As the sun sets on La Paz, so draws the end of my travels in Baja California (Mexico). It has been an amazing journey. It truly is an extremely diverse and beautiful part of Mexico, and I’m so pleased that I made the effort to check it out. The next stage of my journey will take me from the peninsula to mainland Mexico.

“Baja, the earth’s second longest peninsula, offers over 1200km of the mystical, ethereal, majestic and untamed. Those lucky enough to make the full Tijuana to Los Cabos trip will find that the Carretera Transpeninsular (Hwy 1) offers stunning vistas at every turn. The middle of nowhere is more beautiful than you ever imagined, and people are friendly, relaxed and helpful – even in the border towns.” Lonely Planet – Mexico.

The high points: Whale watching in Guerrero Negro, the sleepy town of San Ignacio (and spending Christmas Eve with the Alford family), the beautiful town of Loreto, and finally – buzzing, but pleasant, La Paz.
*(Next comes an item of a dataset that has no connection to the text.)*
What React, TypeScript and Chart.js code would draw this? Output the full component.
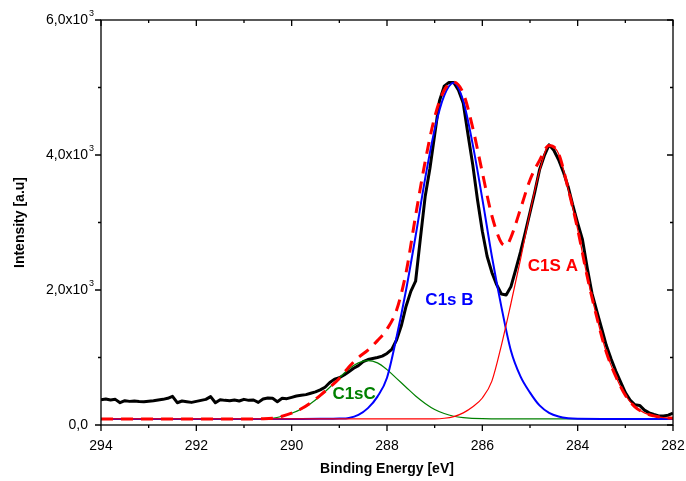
import { useEffect, useRef } from "react"
import { Chart, registerables } from "chart.js"

Chart.register(...registerables)

// measured spectrum, binding energy in eV
const energy = [
  294.0, 293.9, 293.8, 293.7, 293.6, 293.5, 293.4, 293.3, 293.2, 293.1,
  293.0, 292.9, 292.8, 292.7, 292.6, 292.5, 292.4, 292.3, 292.2, 292.1,
  292.0, 291.9, 291.8, 291.7, 291.6, 291.5, 291.4, 291.3, 291.2, 291.1,
  291.0, 290.9, 290.8, 290.7, 290.6, 290.5, 290.4, 290.3, 290.2, 290.1,
  290.0, 289.9, 289.8, 289.7, 289.6, 289.5, 289.4, 289.3, 289.2, 289.1,
  289.0, 288.9, 288.8, 288.7, 288.6, 288.5, 288.4, 288.3, 288.2, 288.1,
  288.0, 287.9, 287.8, 287.7, 287.6, 287.5, 287.4, 287.3, 287.2, 287.1,
  287.0, 286.9, 286.8, 286.7, 286.6, 286.5, 286.4, 286.3, 286.2, 286.1,
  286.0, 285.9, 285.8, 285.7, 285.6, 285.5, 285.4, 285.3, 285.2, 285.1,
  285.0, 284.9, 284.8, 284.7, 284.6, 284.5, 284.4, 284.3, 284.2, 284.1,
  284.0, 283.9, 283.8, 283.7, 283.6, 283.5, 283.4, 283.3, 283.2, 283.1,
  283.0, 282.9, 282.8, 282.7, 282.6, 282.5, 282.4, 282.3, 282.2, 282.1,
  282.0,
]
const measured = [
  375, 385, 370, 380, 330, 360, 350, 355, 348, 345,
  352, 360, 370, 380, 395, 425, 330, 355, 345, 335,
  350, 365, 380, 420, 330, 375, 365, 360, 370, 355,
  380, 365, 370, 335, 385, 400, 395, 345, 395, 390,
  410, 430, 440, 450, 470, 490, 520, 560, 630, 680,
  700, 740, 790, 840, 880, 940, 970, 985, 1000, 1020,
  1060, 1120, 1260, 1470, 1760, 1980, 2130, 2760, 3380, 3800,
  4300, 4800, 5020, 5075, 5075, 4960, 4766, 4300, 3850, 3330,
  2870, 2500, 2260, 2080, 1940, 1926, 2050, 2300, 2560, 2850,
  3150, 3450, 3780, 3990, 4150, 4070, 3930, 3750, 3530, 3250,
  2990, 2750, 2330, 1950, 1690, 1440, 1180, 980, 800, 640,
  480, 370, 300, 290, 220, 180, 155, 135, 135, 145,
  175,
]

// C1s B component
const peakBEnergy = [294, 291, 290, 289.4, 289.0, 288.8, 288.6, 288.4, 288.2, 288.0, 287.8, 287.6, 287.4, 287.2, 287.0, 286.8, 286.6, 286.4, 286.2, 286.0, 285.8, 285.6, 285.4, 285.2, 285.0, 284.8, 284.6, 284.4, 284.2, 284.0, 283.5, 282]
const peakBValues = [90, 90, 90, 91, 95, 105, 150, 250, 420, 700, 1300, 2000, 2800, 3650, 4380, 4880, 5070, 4800, 4150, 3350, 2500, 1750, 1100, 720, 480, 290, 180, 125, 100, 92, 90, 90]

// C1S A component
const peakAEnergy = [294, 288, 287.0, 286.8, 286.6, 286.4, 286.2, 286.0, 285.8, 285.6, 285.4, 285.2, 285.0, 284.8, 284.6, 284.4, 284.2, 284.0, 283.8, 283.6, 283.4, 283.2, 283.0, 282.8, 282.6, 282.4, 282.2, 282.0]
const peakAValues = [90, 90, 92, 100, 125, 180, 270, 400, 650, 1180, 1800, 2450, 3150, 3760, 4140, 4020, 3500, 2900, 2200, 1600, 1080, 720, 440, 270, 180, 135, 110, 100]

// C1sC component
const peakCEnergy = [294, 291, 290.6, 290.4, 290.2, 290.0, 289.8, 289.6, 289.4, 289.2, 289.0, 288.8, 288.6, 288.4, 288.2, 288.0, 287.8, 287.6, 287.4, 287.2, 287.0, 286.8, 286.6, 286.4, 286.0, 285.0, 282]
const peakCValues = [90, 90, 92, 100, 130, 175, 235, 320, 430, 560, 700, 830, 920, 955, 920, 820, 690, 560, 430, 320, 230, 170, 130, 110, 95, 90, 90]

// fit envelope
const envelopeEnergy = [294, 291, 290.6, 290.4, 290.2, 290.0, 289.8, 289.6, 289.4, 289.2, 289.0, 288.8, 288.6, 288.4, 288.2, 288.0, 287.8, 287.6, 287.4, 287.2, 287.0, 286.8, 286.6, 286.4, 286.2, 286.0, 285.8, 285.6, 285.5, 285.4, 285.2, 285.0, 284.8, 284.6, 284.4, 284.2, 284.0, 283.8, 283.6, 283.4, 283.2, 283.0, 282.8, 282.6, 282.4, 282.2, 282.0]
const envelopeValues = [90, 90, 92, 100, 130, 175, 240, 330, 440, 560, 690, 860, 1000, 1110, 1250, 1420, 1700, 2260, 3100, 3900, 4560, 4960, 5080, 4914, 4400, 3740, 3100, 2700, 2660, 2780, 3200, 3630, 3920, 4140, 4020, 3500, 2900, 2200, 1600, 1080, 720, 440, 270, 180, 135, 110, 100]

// axis ticks
const xMajorTicks = [294, 292, 290, 288, 286, 284, 282]
const xMinorTicks = [293, 291, 289, 287, 285, 283]
const yMajorTicks = [0, 2000, 4000, 6000]
const yMinorTicks = [1000, 3000, 5000]
const yTickLabels = ["0,0", "2,0x10", "4,0x10", "6,0x10"]
const yTickExponents = ["", "3", "3", "3"]

// peak annotations
const peakLabels = ["C1s B", "C1S A", "C1sC"]
const peakLabelX = [286.69, 284.52, 288.69]
const peakLabelY = [1844, 2356, 459]
const peakLabelColors = ["#0000ff", "#ff0000", "#008000"]

const FONT = "'Liberation Sans', Arial, sans-serif"

const zip = (xs: number[], ys: number[]) => xs.map((x, i) => ({ x, y: ys[i] }))

const framePlugin = {
  id: "originFrame",
  afterDatasetsDraw(chart: any) {
    const { ctx, chartArea: a, scales } = chart
    const xs = scales.x
    const ys = scales.y
    ctx.save()
    ctx.strokeStyle = "#000"
    ctx.lineWidth = 1.3
    ctx.strokeRect(a.left, a.top, a.right - a.left, a.bottom - a.top)

    const xTick = (v: number, len: number) => {
      const px = xs.getPixelForValue(v)
      ctx.beginPath()
      ctx.moveTo(px, a.bottom)
      ctx.lineTo(px, a.bottom + len)
      ctx.moveTo(px, a.top)
      ctx.lineTo(px, a.top + len)
      ctx.stroke()
    }
    const yTick = (v: number, len: number) => {
      const py = ys.getPixelForValue(v)
      ctx.beginPath()
      ctx.moveTo(a.left, py)
      ctx.lineTo(a.left - len, py)
      ctx.moveTo(a.right, py)
      ctx.lineTo(a.right - len, py)
      ctx.stroke()
    }
    xMajorTicks.forEach((v) => xTick(v, 6))
    xMinorTicks.forEach((v) => xTick(v, 3))
    yMajorTicks.forEach((v) => yTick(v, 6))
    yMinorTicks.forEach((v) => yTick(v, 3))

    // y tick labels with superscript exponent
    ctx.fillStyle = "#000"
    ctx.textBaseline = "middle"
    yMajorTicks.forEach((v, i) => {
      const py = ys.getPixelForValue(v)
      ctx.font = `14px ${FONT}`
      ctx.textAlign = "right"
      ctx.fillText(yTickLabels[i], a.left - 13, py)
      if (yTickExponents[i]) {
        ctx.font = `9px ${FONT}`
        ctx.textAlign = "left"
        ctx.fillText(yTickExponents[i], a.left - 12, py - 6)
      }
    })

    // peak labels
    ctx.font = `bold 17px ${FONT}`
    ctx.textAlign = "center"
    peakLabels.forEach((t, i) => {
      ctx.fillStyle = peakLabelColors[i]
      ctx.fillText(t, xs.getPixelForValue(peakLabelX[i]), ys.getPixelForValue(peakLabelY[i]))
    })
    ctx.restore()
  },
}

export default function App() {
  const canvasRef = useRef<HTMLCanvasElement>(null)

  useEffect(() => {
    document.body.style.margin = "0"
    if (!canvasRef.current) return

    const chart = new Chart(canvasRef.current, {
      type: "line",
      data: {
        datasets: [
          {
            label: "Envelope",
            data: zip(envelopeEnergy, envelopeValues),
            borderColor: "#ff0000",
            borderWidth: 3,
            borderDash: [12, 8],
            cubicInterpolationMode: "monotone",
            pointRadius: 0,
            order: 0,
          },
          {
            label: "C1S A",
            data: zip(peakAEnergy, peakAValues),
            borderColor: "#ff0000",
            borderWidth: 1.2,
            cubicInterpolationMode: "monotone",
            pointRadius: 0,
            order: 1,
          },
          {
            label: "C1s B",
            data: zip(peakBEnergy, peakBValues),
            borderColor: "#0000ff",
            borderWidth: 2,
            cubicInterpolationMode: "monotone",
            pointRadius: 0,
            order: 2,
          },
          {
            label: "C1sC",
            data: zip(peakCEnergy, peakCValues),
            borderColor: "#008000",
            borderWidth: 1.2,
            cubicInterpolationMode: "monotone",
            pointRadius: 0,
            order: 3,
          },
          {
            label: "Measured",
            data: zip(energy, measured),
            borderColor: "#000000",
            borderWidth: 3,
            borderJoinStyle: "round",
            tension: 0,
            pointRadius: 0,
            order: 4,
          },
        ],
      },
      options: {
        animation: false,
        responsive: true,
        maintainAspectRatio: false,
        layout: { padding: { top: 20, right: 13, left: 0, bottom: 0 } },
        plugins: {
          legend: { display: false },
          tooltip: { enabled: false },
        },
        scales: {
          x: {
            type: "linear",
            reverse: true,
            min: 282,
            max: 294,
            afterBuildTicks: (s: any) => {
              s.ticks = xMajorTicks.map((v) => ({ value: v }))
            },
            afterFit: (s: any) => {
              s.height = 56
              s.paddingLeft = 0
              s.paddingRight = 0
            },
            grid: { display: false, drawTicks: false },
            border: { display: false },
            ticks: {
              padding: 13,
              color: "#000",
              maxRotation: 0,
              autoSkip: false,
              font: { family: FONT, size: 14 },
              callback: (v: any) => String(v),
            },
            title: {
              display: true,
              text: "Binding Energy [eV]",
              color: "#000",
              font: { family: FONT, size: 14, weight: "bold" },
              padding: { top: 0, bottom: 3 },
            },
          },
          y: {
            min: 0,
            max: 6000,
            afterFit: (s: any) => {
              s.width = 101
              s.paddingTop = 0
              s.paddingBottom = 0
            },
            grid: { display: false, drawTicks: false },
            border: { display: false },
            ticks: { display: false },
            title: {
              display: true,
              text: "Intensity [a.u]",
              color: "#000",
              font: { family: FONT, size: 14, weight: "bold" },
              padding: { top: 12, bottom: 0 },
            },
          },
        },
      },
      plugins: [framePlugin],
    })

    return () => {
      chart.destroy()
    }
  }, [])

  return (
    <div style={{ width: 686, height: 481, position: "relative", background: "#fff" }}>
      <canvas ref={canvasRef}></canvas>
    </div>
  )
}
The low points: Mexicali (soulless), Ensenada (just another big city), Christmas Day in Santa Rosalia, the absence of fellow back-packers (most people visit here with a car and so it’s not really a budget destination), some locations proved to be very expensive.

“Some people simply sip drinks and watch the sun disappear into the Pacific. Some choose to feel the rush of adrenalin as they surf that perfect wave. Others walk through sherbet-colored canyons or stare up at the night’s canopy of scattered-diamond stars. Whichever way you choose to take it, you’ll discover some of Baja’s many joys”. Lonely Planet – México.

Next stage: La Paz to Los Mochis ( mainland Mexico).